Well, for starters, their results were not nearly as good as with the more engaged offices. They had higher rates of data entry errors and rework errors. Naturally the offices blamed the staff at the processing centre for these. And they were quite vocal about this poor perception of theirs.

So the project sponsors and the heads of the resistant offices met to discuss the implementation and review the stats. There were two parts to the meeting.

The first part involved lots of venting. That lasted quite a while until passions cooled a little.

Then the second part of the meeting started with essentially the following comments by one of senior project sponsors: “All offices are using the same people in the processing centre.
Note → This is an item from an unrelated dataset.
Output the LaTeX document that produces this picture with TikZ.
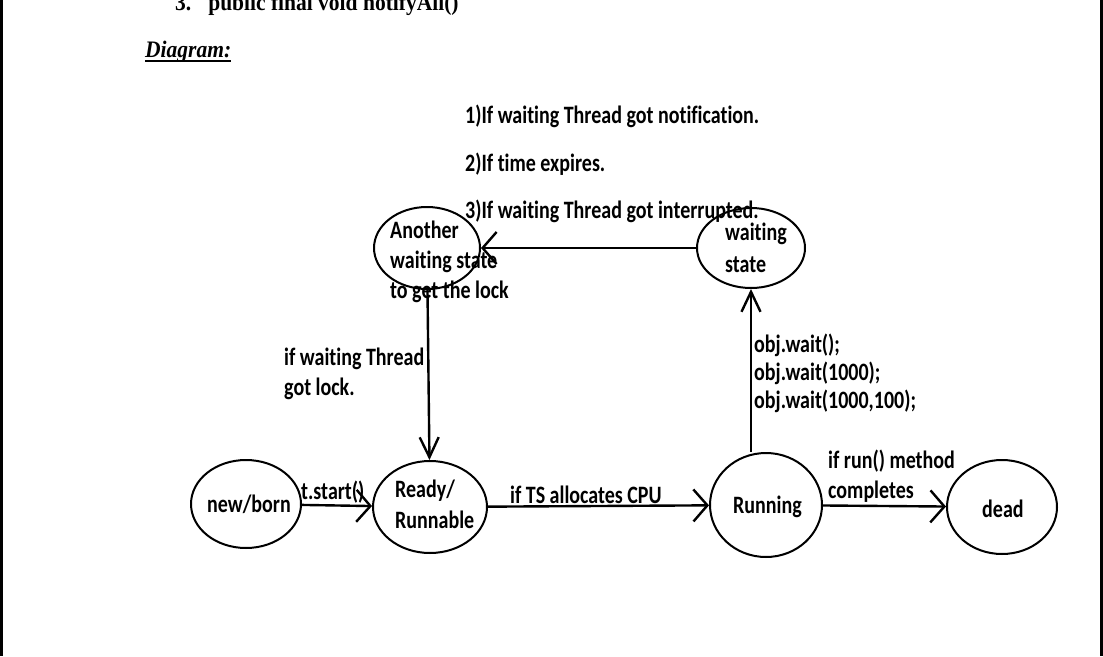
\documentclass[tikz,border=0pt]{standalone}
\usepackage{fontspec}
\setmainfont{Carlito}[Ligatures={NoCommon,NoRare},Contextuals=NoAlternate]
\newfontfamily\timesf{Liberation Serif}
\usetikzlibrary{shapes.geometric,arrows.meta}
\newcommand\vs[1]{\scalebox{1}[1.25]{#1}}
\tikzset{
  st/.style={ellipse, draw, line width=2pt, inner sep=0pt},
  lbl/.style={inner sep=0pt, anchor=base west, font=\fontsize{20}{24}\selectfont\bfseries},
  arrh/.style={line width=2.4pt, -{Straight Barb[length=14pt,width=32pt]}},
  arrv/.style={line width=2.4pt, -{Straight Barb[length=20pt,width=19pt]}},
}
\begin{document}
\begin{tikzpicture}[x=1pt,y=-1pt]
\path[use as bounding box] (0,0) rectangle (1103,656);
% page borders
\draw[line width=3pt] (1.5,0) -- (1.5,656);
\draw[line width=3pt] (1101.5,0) -- (1101.5,656);
% heading texts
\node[inner sep=0pt, anchor=base west, font=\timesf\bfseries\fontsize{21.5}{24}\selectfont] (top) at (175,10) {\scalebox{1}[1.1]{3.\hspace{17pt}public final void notifyAll()}};
\node[inner sep=0pt, anchor=base west, font=\timesf\bfseries\itshape\fontsize{21.5}{24}\selectfont] (diag) at (145,57) {\scalebox{1}[1.1]{Diagram:}};
\draw[line width=2.2pt] ([yshift=-4pt]diag.base west) -- ([yshift=-4pt]diag.base east);
% states
\node[st, minimum width=110pt, minimum height=88pt] (newborn) at (246,504) {};
\node[st, minimum width=114pt, minimum height=92pt] (ready) at (430,507) {};
\node[st, minimum width=112pt, minimum height=104pt] (running) at (766,505) {};
\node[st, minimum width=110pt, minimum height=94pt] (dead) at (1002,507) {};
\node[st, minimum width=106pt, minimum height=82pt] (another) at (427,248) {};
\node[st, minimum width=108pt, minimum height=80pt] (waiting) at (751,248) {};
% state texts
\node[lbl] (t1) at (207,512) {\vs{new/born}};
\node[lbl] (t2) at (395,497) {\vs{Ready/}};
\node[lbl] (t3) at (395,528) {\vs{Runnable}};
\node[lbl] (t4) at (733,513) {\vs{Running}};
\node[lbl] (t5) at (982,517) {\vs{dead}};
\node[lbl] (t6) at (390,238) {\vs{Another}};
\node[lbl] (t7) at (390,268) {\vs{waiting state}};
\node[lbl] (t8) at (390,298) {\vs{to get the lock}};
\node[lbl] (t9) at (725,240) {\vs{waiting}};
\node[lbl] (t10) at (725,272) {\vs{state}};
% connector labels
\node[lbl] (c1) at (465,123) {\vs{1)If waiting Thread got notification.}};
\node[lbl] (c2) at (465,171) {\vs{2)If time expires.}};
\node[lbl] (c3) at (465,218) {\vs{3)If waiting Thread got interrupted.}};
\node[lbl] (c4) at (284,365) {\vs{if waiting Thread}};
\node[lbl] (c5) at (284,395) {\vs{got lock.}};
\node[lbl] (c6) at (754,352) {\vs{obj.wait();}};
\node[lbl] (c7) at (754,380) {\vs{obj.wait(1000);}};
\node[lbl] (c8) at (754,408) {\vs{obj.wait(1000,100);}};
\node[lbl] (c9) at (828,468) {\vs{if run() method}};
\node[lbl] (c10) at (828,498) {\vs{completes}};
\node[lbl] (c11) at (301,499) {\vs{t.start()}};
\node[lbl] (c12) at (510,503) {\vs{if TS allocates CPU}};
% connectors
\draw[arrh] (newborn) -- (ready);
\draw[arrh] (ready) -- (running);
\draw[arrh] (running) -- (dead);
\draw[arrh] (waiting) -- (another);
\draw[arrv] (another) -- (ready);
\draw[arrv] (running.north -| waiting.south) -- (waiting.south);
\end{tikzpicture}
\end{document}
How come the centre can produce high quality forms for their offices, but not for yours? That doesn’t make sense. And look here, the only correlation between the error rates are the attendance rates at the weekly meetings. How can you explain that?”

That part of the meeting was much shorter.

The office heads were also asked to remind their staff that meeting attendance was now part of everyone’s performance review process. Since people were assessed across the company based on the pool they were in (e.g., managers, senior managers, etc.), not meeting these metrics would be viewed as a negative when it came time for promotions, salary increases and so on.

This initiative went to phase 2 where more work was transitioned to the processing centre. It escaped nobody that staff from the more resistant offices arrived in full force to the meetings and were completely engaged and eventually supportive.

Attendance at these and other meetings was never again an issue. For the second phase there were no significant differences among the offices with respect to quality of work done at the processing centre.

Epilogue

This was a happy ending.

As this strategic initiative continued to roll out through subsequent phases more and more work moved over and ongoing support and engagement from offices was no longer the issue it was in phase 1. In the end this was considered one of the most successful cultural transformations for this professional services firm.